40.12   Councillor P Smart suggested that closing the more vulnerable Westbound carriageway to high sided vehicles might be easier than closing the Eastbound carriageway as most of the traffic would be coming from Felixstowe port where there were facilities for drivers. Mr Amor noted that there would also be heavy goods vehicles travelling from places other than Felixstowe but agreed to discuss the possibility with the operators of Felixstowe Port.

 

40.13   Councillor P Smart asked whether the service station on the westbound carriageway contributed significantly to accidents on the A14 and also suggested that if a further permanent reduction to the speed limit on the Orwell Bridge would reduce the time the bridge was closed due to accidents this ought to be considered. Mr Amor commented that service station slip-road, whilst short, did not contribute to many accidents. Most accidents on the Orwell Bridge were caused by drivers not paying sufficient attention to the road.

 

40.14   A resident noted that the Orwell Bridge was closed for maintenance at night and that the diversion route, which was used by a large number of HGVs, passed close to many homes and kept residents awake.
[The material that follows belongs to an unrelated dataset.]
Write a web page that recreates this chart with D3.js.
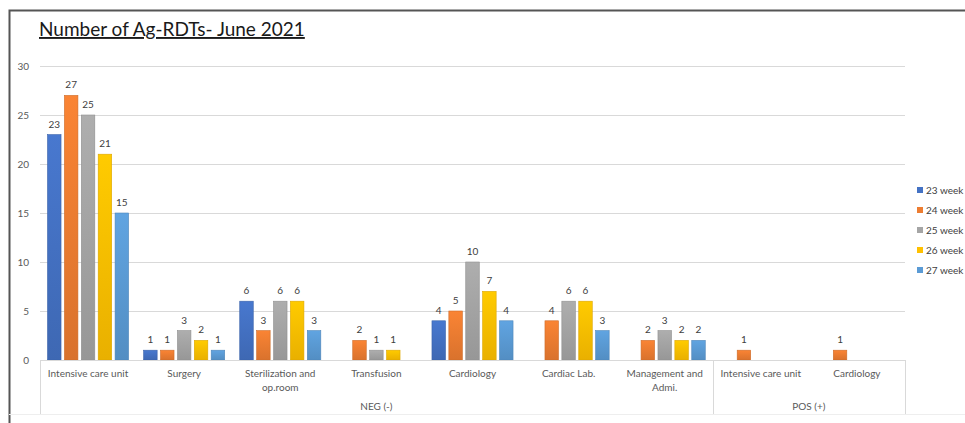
<!DOCTYPE html>
<html>
<head>
<meta charset="utf-8">
<script src="https://cdn.jsdelivr.net/npm/d3@7"></script>
<style>
  body { margin: 0; background: #fff; }
  text { font-family: Lato, "Open Sans", sans-serif; }
</style>
</head>
<body>
<div id="chart"></div>
<script>
// Data
var categories = ["Intensive care unit", "Surgery", "Sterilization and|op.room", "Transfusion",
  "Cardiology", "Cardiac Lab.", "Management and|Admi.", "Intensive care unit", "Cardiology"];
var groups = [{ name: "NEG (-)", count: 7 }, { name: "POS (+)", count: 2 }];
var seriesNames = ["23 week", "24 week", "25 week", "26 week", "27 week"];
var week23 = [23, 1, 6, 0, 4, 0, 0, 0, 0];
var week24 = [27, 1, 3, 2, 5, 4, 2, 1, 1];
var week25 = [25, 3, 6, 1, 10, 6, 3, 0, 0];
var week26 = [21, 2, 6, 1, 7, 6, 2, 0, 0];
var week27 = [15, 1, 3, 0, 4, 3, 2, 0, 0];
var yTicks = [0, 5, 10, 15, 20, 25, 30];

var seriesValues = [week23, week24, week25, week26, week27];
var colors = ["#4472C4", "#ED7D31", "#A5A5A5", "#FFC000", "#5B9BD5"];

var width = 965, height = 423;
var margin = { left: 40, right: 60, top: 66, bottom: 63 };

var svg = d3.select("#chart").append("svg")
  .attr("width", width)
  .attr("height", height);

// frame
svg.append("path")
  .attr("d", "M9.5," + height + "V10.5H" + width)
  .attr("fill", "none")
  .attr("stroke", "#555")
  .attr("stroke-width", 2);

// title
svg.append("text")
  .attr("x", 39)
  .attr("y", 36)
  .attr("font-size", 19)
  .attr("fill", "#1a1a1a")
  .attr("text-decoration", "underline")
  .text("Number of Ag-RDTs- June 2021");

var x0 = d3.scaleBand()
  .domain(d3.range(categories.length))
  .range([margin.left, width - margin.right]);

var x1 = d3.scaleBand()
  .domain(d3.range(seriesNames.length))
  .range([0, x0.bandwidth()])
  .paddingInner(0.2)
  .paddingOuter(0.445);

var y = d3.scaleLinear()
  .domain([0, 30])
  .range([height - margin.bottom, margin.top]);

// gridlines
svg.append("g")
  .selectAll("line")
  .data(yTicks)
  .enter().append("line")
  .attr("x1", margin.left)
  .attr("x2", width - margin.right)
  .attr("y1", d => Math.round(y(d)) + 0.5)
  .attr("y2", d => Math.round(y(d)) + 0.5)
  .attr("stroke", "#d9d9d9");

// y axis labels
var yAxis = d3.axisLeft(y).tickValues(yTicks).tickSize(0).tickPadding(11);
svg.append("g")
  .attr("transform", "translate(" + margin.left + ",0)")
  .call(yAxis)
  .call(g => g.select(".domain").remove())
  .call(g => g.selectAll("text")
    .attr("font-size", 10)
    .attr("fill", "#595959")
    .attr("font-family", "Lato, sans-serif"));

// gradients for bars
var defs = svg.append("defs");
colors.forEach(function(c, i) {
  var grad = defs.append("linearGradient")
    .attr("id", "bar" + i)
    .attr("x1", 0).attr("y1", 0).attr("x2", 0).attr("y2", 1);
  grad.append("stop").attr("offset", 0).attr("stop-color", d3.color(c).brighter(0.15));
  grad.append("stop").attr("offset", 1).attr("stop-color", d3.color(c).darker(0.25));
});

// bars
var catG = svg.append("g")
  .selectAll("g")
  .data(categories)
  .enter().append("g")
  .attr("transform", (d, i) => "translate(" + x0(i) + ",0)");

catG.each(function(d, ci) {
  var g = d3.select(this);
  var vals = seriesValues.map((s, si) => ({ si: si, v: s[ci] })).filter(o => o.v > 0);
  g.selectAll("rect")
    .data(vals)
    .enter().append("rect")
    .attr("x", o => x1(o.si))
    .attr("width", x1.bandwidth())
    .attr("y", o => y(o.v))
    .attr("height", o => y(0) - y(o.v))
    .attr("fill", o => "url(#bar" + o.si + ")")
    .attr("stroke", o => d3.color(colors[o.si]).darker(0.4))
    .attr("stroke-width", 0.6);
  g.selectAll("text.lbl")
    .data(vals)
    .enter().append("text")
    .attr("class", "lbl")
    .attr("x", o => x1(o.si) + x1.bandwidth() / 2)
    .attr("y", o => y(o.v) - 7)
    .attr("text-anchor", "middle")
    .attr("font-size", 10)
    .attr("fill", "#404040")
    .text(o => o.v);
});

// zero axis line
svg.append("line")
  .attr("x1", margin.left).attr("x2", width - margin.right)
  .attr("y1", Math.round(y(0)) + 0.5).attr("y2", Math.round(y(0)) + 0.5)
  .attr("stroke", "#d9d9d9");

// category labels
var labelG = svg.append("g");
categories.forEach(function(c, i) {
  var t = labelG.append("text")
    .attr("x", x0(i) + x0.bandwidth() / 2)
    .attr("y", y(0) + 17)
    .attr("text-anchor", "middle")
    .attr("font-size", 10)
    .attr("fill", "#595959");
  c.split("|").forEach(function(line, li) {
    t.append("tspan")
      .attr("x", x0(i) + x0.bandwidth() / 2)
      .attr("dy", li === 0 ? 0 : 14)
      .text(line);
  });
});

// group labels and separators
var bottomY = height - 9;
var start = 0;
var seps = [0];
groups.forEach(function(gr) {
  var a = x0(start), b = x0(start) + x0.bandwidth() * gr.count;
  svg.append("text")
    .attr("x", (a + b) / 2)
    .attr("y", y(0) + 50)
    .attr("text-anchor", "middle")
    .attr("font-size", 10)
    .attr("fill", "#595959")
    .text(gr.name);
  start += gr.count;
  seps.push(start);
});
svg.append("g")
  .selectAll("line")
  .data(seps)
  .enter().append("line")
  .attr("x1", d => Math.round(x0(0) + x0.bandwidth() * d) + 0.5)
  .attr("x2", d => Math.round(x0(0) + x0.bandwidth() * d) + 0.5)
  .attr("y1", y(0))
  .attr("y2", bottomY)
  .attr("stroke", "#d9d9d9");
svg.append("line")
  .attr("x1", 9).attr("x2", width)
  .attr("y1", bottomY + 0.5).attr("y2", bottomY + 0.5)
  .attr("stroke", "#eeeeee");

// legend
var legend = svg.append("g")
  .selectAll("g")
  .data(seriesNames)
  .enter().append("g")
  .attr("transform", (d, i) => "translate(917," + (190 + i * 20) + ")");
legend.append("rect")
  .attr("x", 0).attr("y", -3)
  .attr("width", 6).attr("height", 6)
  .attr("fill", (d, i) => colors[i]);
legend.append("text")
  .attr("x", 9)
  .attr("dy", "0.35em")
  .attr("font-size", 10)
  .attr("fill", "#404040")
  .text(d => d);
</script>
</body>
</html>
The resident asked whether single carriageway closures and a contraflow could be used or if HGVs could be stacked rather than diverted. Mr Amor explained that bridge maintenance needed to be carried out and that overnight closures were far less disruptive to traffic. Introducing a contraflow was not practical as a certain width of carriageway was needed and even if it were possible to squeeze one onto the bridge the installation and removal of the barriers necessary to make a contraflow safe generally each required a full overnight closure.

 

40.15   A resident commented that Highways England had agreed to look at whether wind baffles could be introduced and that residents had waited too long for this to be done. Mr Amor explained that the Orwell Bridge was a complicated structure and that installing baffles over 1.2km of bridge would create significant structural loading. Mr Amor repeated his hope that the vast majority of closures would be prevented by the introduction of temporary reduced speed limits by the winter of 2020/21.

 

40.16   Councillor Ellesmere, Leader of Ipswich Borough Council, asked whether a list of what needed to happen to introduce temporary reduced speed limits and give timescales for each piece of work. Mr Amor agreed to supply milestones to partners and explained that a stakeholder event was planned for early March to help ensure that implementation could be as swift as possible.

 

40.17   Councillor Gage suggested that Highways England be invited to attend the 9 July 2020 meeting of the Strategic Overview and Scrutiny Committee to report on alternative diversion routes, their work on understanding and potentially amending the bridge parapets, and progress made on implementing the proposal for temporary reduced speed limits in high winds.

 

It was RESOLVED:

 

that Highways England be invited to attend the Strategic Overview and Scrutiny Committee on 9 July 2020.

 

40.18   The Chair thanked all those who had attended to discuss the Orwell Bridge for their contributions and time.